Gaspillage alimentaire
« Le gaspillage est envisagé par le droit sous l'angle du déchet »
Katia Merten-Lentz, avocat au barreau de Paris et de Bruxelles, du Cabinet Keller and Heckman, fait le point sur le gaspillage alimentaire d'un point de vue juridique.
FLD : Qu'est-ce que le gaspillage alimentaire ?
KATIA MERTEN-LENTZ : Il n'y a pas de définition réglementaire. Le gaspillage alimentaire est envisagé par le droit uniquement sous l'angle du déchet, c'est-à-dire ce qui est volontairement abandonné (droit de l'environnement en 1975, avant que la question du gaspillage n'émerge !). Au niveau européen, la directive 2008/98/UE établit une hiérarchie de la gestion des déchets : prévention, réutilisation, valorisation (énergétique par exemple) et élimination. Mais rien n'existe concrètement contre le gaspillage. Comment parler d'un sujet que le droit n'a même pas réussi à définir ? Des discussions sont en cours dans le cadre de l'économie circulaire.
FLD : Et au niveau français ?
K. M.-L. : Des initiatives existent. Le projet de loi de Ségolène Royal contenait une proposition anti-gaspi, qui a été retoquée par le Conseil constitutionnel pour vice de procédure. A la place, une Convention d'engagement volontaire a été signée par la distribution : dons avec des associations et interdiction de détruire les invendus consommables (javellisation) sont prévus. En contrepartie, les sanctions envisagées (amende de 3 750 € si destruction de stocks consommables) ont été mises de côté.
FLD : Quid du don alimentaire ou agricole ?
K. M.-L. : Associations caritatives et entreprises doivent respecter l'ensemble de la réglementation alimentaire, notamment hygiène mais aussi Inco (étiquetage). Le don est formalisé au sein d'une convention de partenariat, qui organise notamment le transfert de responsabilité et de propriété du don. En soit, il n'y a pas plus de difficultés que dans un circuit classique : l'association représente “simplement” un maillon supplémentaire de la chaîne et, en cas d'intoxication alimentaire, on doit pouvoir la remonter. Or, le règlement fondateur du droit européen de l'alimentation (178/2002) prévoit une responsabilité solidaire de tous les maillons. La convention de partenariat sert aussi à cela : préciser clairement à partir de quel moment la responsabilité et la propriété sont transférées.
FLD : Et la DLUO ?
K. M.-L. : Une des grandes causes du gaspillage vient du consommateur, qui ne comprend pas la différence entre DLC et DLUO (remplacée fin 2014 par la DDM, date de durabilité minimale).

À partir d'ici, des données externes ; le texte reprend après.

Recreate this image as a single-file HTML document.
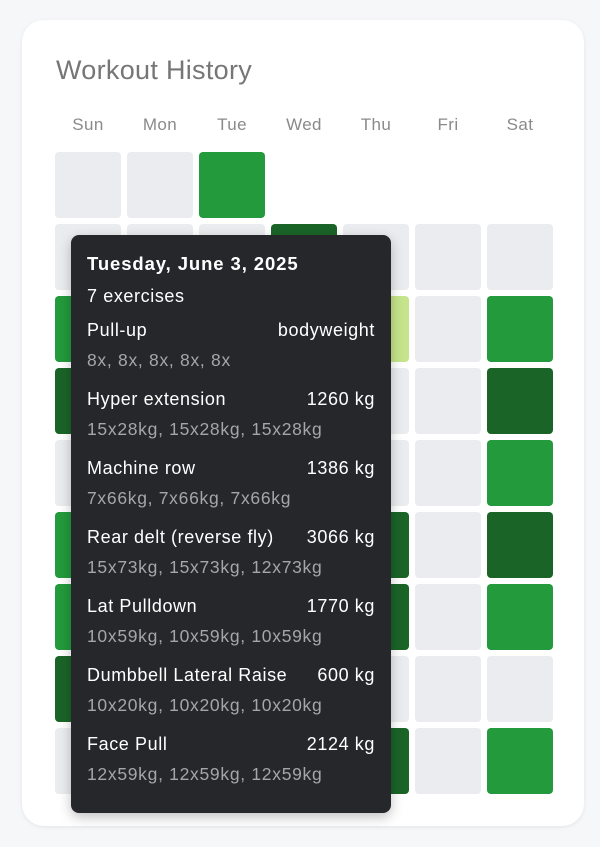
<!DOCTYPE html>
<html><head><meta charset="utf-8">
<style>
body{margin:0;width:600px;height:847px;background:#f6f7f9;font-family:"Liberation Sans",sans-serif;position:relative;overflow:hidden}
#card{position:absolute;left:22px;top:20px;width:562px;height:806px;background:#fff;border-radius:22px;box-shadow:0 1px 4px rgba(0,0,0,.08)}
#title{position:absolute;left:56px;top:55px;font-size:27px;color:#767676;letter-spacing:0.3px}
.dl{position:absolute;top:115px;width:66px;text-align:center;font-size:17px;color:#8a8a8a;letter-spacing:0.4px}
.cell{position:absolute;width:66px;height:66px;border-radius:4px}
#tip{position:absolute;left:71px;top:235px;width:320px;height:578px;background:#25272b;border-radius:8px;box-shadow:0 4px 12px rgba(0,0,0,.25);color:#fff}
.t{position:absolute;left:16px;right:16px;font-size:18px;white-space:nowrap;letter-spacing:0.6px}
.t .v{position:absolute;right:0}
.d{position:absolute;left:16px;font-size:17.5px;color:#a4a6aa;white-space:nowrap;letter-spacing:0.7px}
</style></head><body>
<div id="card"></div>
<div id="title">Workout History</div>
<div id="grid"></div>
<div id="tip">
<div class="t" style="top:18px;font-weight:bold;font-size:18.5px;letter-spacing:0.9px">Tuesday, June 3, 2025</div>
<div class="t" style="top:51px">7 exercises</div>
</div>
<script>
const days=["Sun","Mon","Tue","Wed","Thu","Fri","Sat"];
// levels: -1 none, 0 empty, 1 light, 2 mid, 3 dark
const levels=[
[0,0,2,-1,-1,-1,-1],
[0,0,0,3,0,0,0],
[2,0,0,0,1,0,2],
[3,0,0,0,0,0,3],
[0,0,0,0,0,0,2],
[2,0,0,0,3,0,3],
[2,0,0,0,3,0,2],
[3,0,0,0,0,0,0],
[0,0,0,0,3,0,2]];
const exNames=["Pull-up","Hyper extension","Machine row","Rear delt (reverse fly)","Lat Pulldown","Dumbbell Lateral Raise","Face Pull"];
const exVolumes=["bodyweight","1260 kg","1386 kg","3066 kg","1770 kg","600 kg","2124 kg"];
const exSets=["8x, 8x, 8x, 8x, 8x","15x28kg, 15x28kg, 15x28kg","7x66kg, 7x66kg, 7x66kg","15x73kg, 15x73kg, 12x73kg","10x59kg, 10x59kg, 10x59kg","10x20kg, 10x20kg, 10x20kg","12x59kg, 12x59kg, 12x59kg"];
const colors=["#ebecef","#c6e48b","#239a3b","#1a6428"];
const colX=c=>55+c*72, rowY=r=>152+r*72;
days.forEach((d,i)=>{const e=document.createElement('div');e.className='dl';e.style.left=colX(i)+'px';e.textContent=d;


document.body.appendChild(e);});
const g=document.getElementById('grid');
levels.forEach((row,r)=>row.forEach((l,c)=>{if(l<0)return;const e=document.createElement('div');e.className='cell';
e.style.left=colX(c)+'px';e.style.top=rowY(r)+'px';e.style.background=colors[l];


g.appendChild(e);}));
const tip=document.getElementById('tip');
exNames.forEach((n,i)=>{const y=85+i*69;
const a=document.createElement('div');a.className='t';a.style.top=y+'px';a.innerHTML=n+'<span class="v">'+exVolumes[i]+'</span>';


tip.appendChild(a);
const b=document.createElement('div');b.className='d';b.style.top=(y+30)+'px';b.textContent=exSets[i];


tip.appendChild(b);});
</script>
</body></html>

La Commission envisage plusieurs options pour simplifier ce “date marking” : amender la liste des aliments dispensés de DDM dans Inco, modifier les termes afin qu'ils soient mieux compris des consommateurs (au Royaume-Uni, on utilise les termes “use by” et “best before”). Ces discussions ont lieu dans le cadre du programme de travail pour 2015 de la Commission, qui devrait émettre une proposition législative pour promouvoir l'économie circulaire d'ici la fin de l'année.
Il existe de nombreux exemples de valorisation pour l'extraction de molécules : les phénols des salades (cosmétique), la pectine des pépins de pommes (texturant E440), etc.
FLD : Quelles autres solutions existent pour les entreprises ?
K. M.-L. : Mettre en place une “HACCP du gaspillage” ! Prenons le cas de la salade IVe gamme chez l'industriel. Il n'y a pas que la salade non consommable qui est jetée. C'est aussi le cas d'un sachet avec une étiquette mal positionnée ou des feuilles de salade qui tombent des tapis lors du process. Pour lutter contre le gaspillage, on peut regarder du côté technologique : des étiqueteuses plus performantes, des tapis plus larges, etc. Autre solution : exploiter le déchet. On peut extraire de ces salades des phénols, qui sont recherchés par la cosmétique. Il existe de nombreux exemples de valorisation par l'extraction de molécules : la pectine des pépins de pommes (texturant E440), la peau de pommes de terre, source de fibres et de protéines (enrichissement nutritif, stabilisateurs, exhausteurs de goût). Mais attention, cela est soumis aux règlements “nouveaux aliments” ou “nouveaux additifs/ enzymes”. Et le grand principe de ces règlements est l'autorisation préalable à la mise sur le marché.